Why Tax Law Should be Required of All Law Students

by Linda Beale
crossposted from Ataxingmatter

Why Tax Law Should be Required of All Law Students

We tax profs have a tendency to tell our colleagues that tax law should be a mandatory topic for all law students because there’s nothing that you do that has economic consequences for which tax law isn’t relevant.  Whether you are marrying or divorcing, having a baby or buying a home, there are tax considerations that you should know about.  If you are starting a business, depositing the proceeds of a theft in a bank, embezzling or gambling, there are tax considerations that you should know about.  If you are filing a tort action, there are tax ramifications.  If you own property, there are tax consequences.  If you work and earn a salary, there are tax consequences.  If you find a diamond in the street and keep it, there are tax considerations.  If  you get an “extreme makeover” home, there are tax consequences.  If your home is rented by tourists in town to see the Master’s Golf tourney, the tax consequences will vary tremendously if the tenants are there for only 10 days versus if they are there for three weeks, even if you live in the house every other day of the year.  And on and on.

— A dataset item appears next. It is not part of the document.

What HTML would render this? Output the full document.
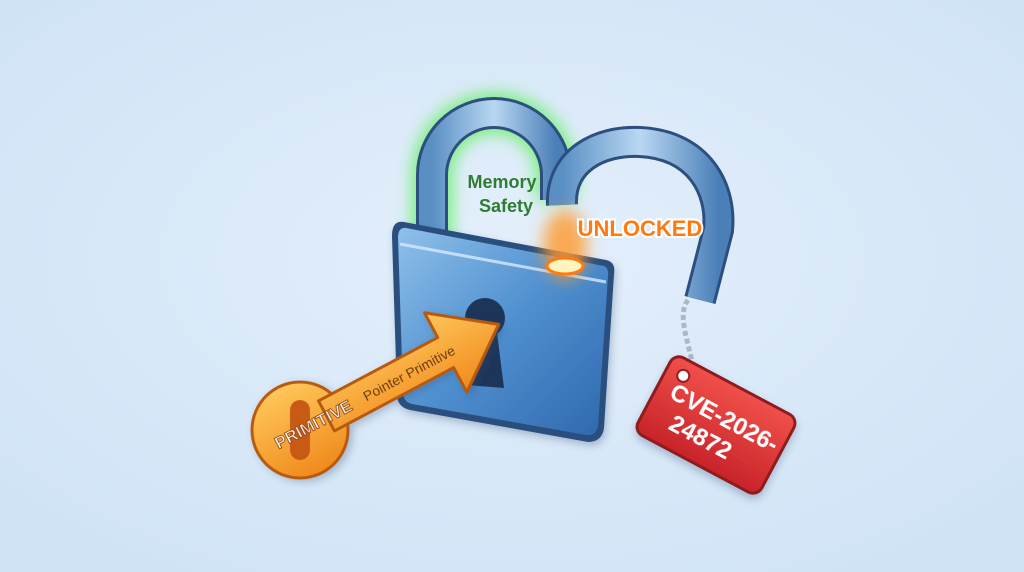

Ted Seto, a tax prof at Loyola Law School in Los Angeles, noted another interesting fact about tax law that relates to this claim.  He notes that many of the important laws in other fields that we tend to think of as just a part of the common law had their origins in–you guessed it–tax law.  The following is quoted with his permission:

The Rule in Shelley’s Case was an anti-tax-avoidance rule. So was the Doctrine of Worthier Title. So was quia emptores terrarum, the statute that, by accident, created modern Anglo-American property in the first place. And the Magna Carta, which created the beginnings of Anglo-American democracy, was a tax cap agreement (sort of like Prop 13). It’s all tax, all the way down.